Study of Torque Characteristics in Synchronous Motors designed by Topology Optimization

Abstract

The recent increasing demand for electrification technology development has led to vigorous motor design research. In particular, synchronous motor types are widely used and this study set it as a design target. The torque generated by conventional synchronous motors consists of permanent magnet torque using permanent magnet and reluctance torque induced by iron core geometry. Since the motor has different proper torque components depending on the driving area, it is necessary to consider the configuration of torque in the initial design. In this study, the configuration of torque was defined as the torque characteristics and a basic design was carried out to investigate various design results depending on torque characteristics. The torque characteristic of the motor is determined by the shape of the rotor. The permanent magnet torque is determined by the shape, size, and strength of the permanent magnet, and the reluctance torque is determined by the iron core shape. In this study, topology optimization was applied to the design of the rotor iron core. Topology optimization is suitable for basic design due to its high degree of freedom. Magnet shape was predetermined due to limitations in implementing multi-material optimization that considers magnet and iron simultaneously. The torque analysis was performed using the Maxwell Stress Tensor (MST) method and the D, Q-axis method based on the electromagnetic field analysis result.

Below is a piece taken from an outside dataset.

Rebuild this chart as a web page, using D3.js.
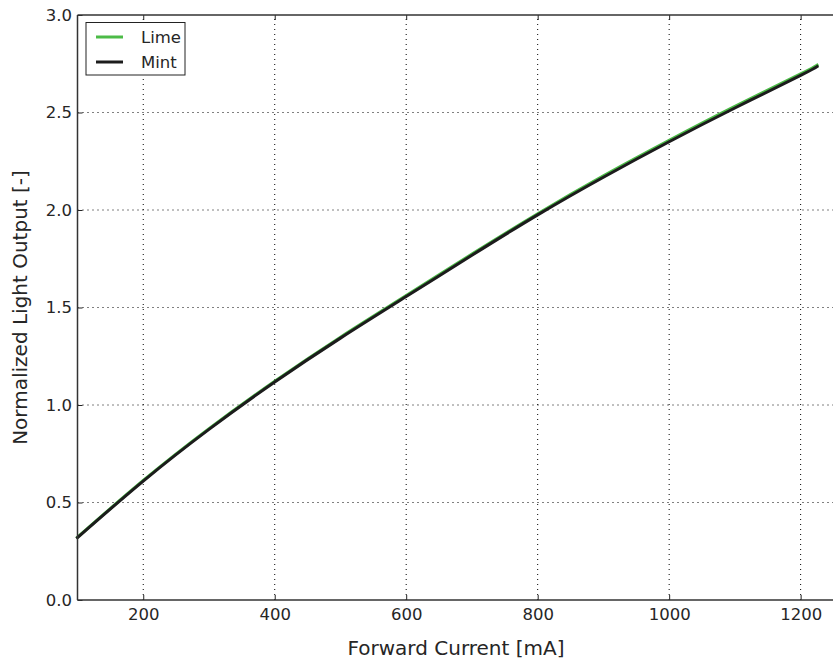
<!DOCTYPE html>
<html><head><meta charset="utf-8">
<script src="https://cdn.jsdelivr.net/npm/d3@7"></script>
<style>body{margin:0;background:#fff}svg{display:block}text{font-family:"DejaVu Sans",sans-serif;fill:#262626}</style>
</head><body>
<script>
const current = [100, 200, 300, 400, 500, 600, 700, 800, 900, 1000, 1100, 1200, 1225];
const lime = [0.322, 0.613, 0.879, 1.122, 1.348, 1.561, 1.774, 1.981, 2.175, 2.357, 2.531, 2.698, 2.743];
const mint = [0.32, 0.61, 0.875, 1.118, 1.343, 1.556, 1.768, 1.975, 2.168, 2.35, 2.523, 2.69, 2.735];
const xTicks = [200, 400, 600, 800, 1000, 1200];
const yTicks = [0.0, 0.5, 1.0, 1.5, 2.0, 2.5, 3.0];
const seriesNames = ["Lime", "Mint"];
const seriesColors = ["#4cbb47", "#1c1c1c"];

const W = 833, H = 665;
const mL = 77.5;
const svg = d3.select("body").append("svg").attr("width", W).attr("height", H);
const x = d3.scaleLinear().domain([100, 1250]).range([mL, mL + 1150 * 0.6574]);
const y = d3.scaleLinear().domain([0, 3]).range([600, 15]);
const x0 = mL, x1 = W + 5, y0 = 600, y1 = 15;

// grid
const g = svg.append("g");
g.selectAll(".gx").data(xTicks).join("line")
  .attr("x1", d => x(d)).attr("x2", d => x(d)).attr("y1", y0).attr("y2", y1)
  .attr("stroke", "#000").attr("stroke-width", 1).attr("stroke-dasharray", "1,4");
g.selectAll(".gy").data(yTicks.slice(1, -1)).join("line")
  .attr("x1", x0).attr("x2", x1).attr("y1", d => y(d)).attr("y2", d => y(d))
  .attr("stroke", "#000").attr("stroke-width", 1).attr("stroke-dasharray", "1,4");

// series
const lineGen = d3.line().x((d, i) => x(current[i])).y(d => y(d)).curve(d3.curveNatural);
[lime, mint].forEach((s, k) => {
  svg.append("path").datum(s).attr("d", lineGen).attr("fill", "none")
    .attr("stroke", seriesColors[k]).attr("stroke-width", 3).attr("stroke-linecap", "square");
});

// axes (inward ticks)
const axBottom = svg.append("g").attr("transform", `translate(0,${y0})`)
  .call(d3.axisBottom(x).tickValues(xTicks).tickSize(-5).tickPadding(8).tickFormat(d3.format("d")));
const axTop = svg.append("g").attr("transform", `translate(0,${y1})`)
  .call(d3.axisTop(x).tickValues(xTicks).tickSize(-5).tickFormat(""));
const axLeft = svg.append("g").attr("transform", `translate(${x0},0)`)
  .call(d3.axisLeft(y).tickValues(yTicks).tickSize(-5).tickPadding(5.5).tickFormat(d3.format(".1f")));
[axBottom, axTop, axLeft].forEach(a => {
  a.select(".domain").remove();
  a.selectAll(".tick line").attr("stroke", "#222").attr("stroke-width", 1);
  a.selectAll("text").attr("font-size", 16.5).attr("fill", "#262626").style("font-family", "DejaVu Sans");
});
// spines
svg.append("line").attr("x1", x0).attr("x2", x1).attr("y1", y0).attr("y2", y0).attr("stroke", "#333").attr("stroke-width", 1.5);
svg.append("line").attr("x1", x0).attr("x2", x1).attr("y1", y1).attr("y2", y1).attr("stroke", "#333").attr("stroke-width", 1.5);
svg.append("line").attr("x1", x0).attr("x2", x0).attr("y1", y0).attr("y2", y1).attr("stroke", "#333").attr("stroke-width", 1.5);

// labels
svg.append("text").attr("x", 456).attr("y", 655).attr("text-anchor", "middle").attr("font-size", 20).text("Forward Current [mA]");
svg.append("text").attr("transform", `translate(27,${(y0 + y1) / 2}) rotate(-90)`).attr("text-anchor", "middle").attr("font-size", 20).text("Normalized Light Output [-]");

// legend
const lg = svg.append("g");
lg.append("rect").attr("x", 86).attr("y", 22.5).attr("width", 99).attr("height", 52.5)
  .attr("fill", "#fff").attr("stroke", "#222").attr("stroke-width", 1);
seriesNames.forEach((n, i) => {
  const yy = 37 + i * 25;
  lg.append("line").attr("x1", 96).attr("x2", 123).attr("y1", yy).attr("y2", yy)
    .attr("stroke", seriesColors[i]).attr("stroke-width", 3);
  lg.append("text").attr("x", 141).attr("y", yy + 6).attr("font-size", 16.5).text(n);
});
</script>
</body></html>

Topology optimization of rotor iron core was performed varying permanent magnet shapes. The torque performance analysis of the design results confirmed that the torque characteristics vary depending on the rotor shape. In the case of permanent magnet inserted in the V shape, the result with the highest average torque was obtained as the permanent magnet torque and the reluctance torque were evenly used. Furthermore, it was confirmed that the permanent magnet torque decreased linearly and the reluctance torque increased as the usage of permanent magnet decreased. In addition, topology optimization was applied to the stator to minimize the torque ripple generated by the motor operation.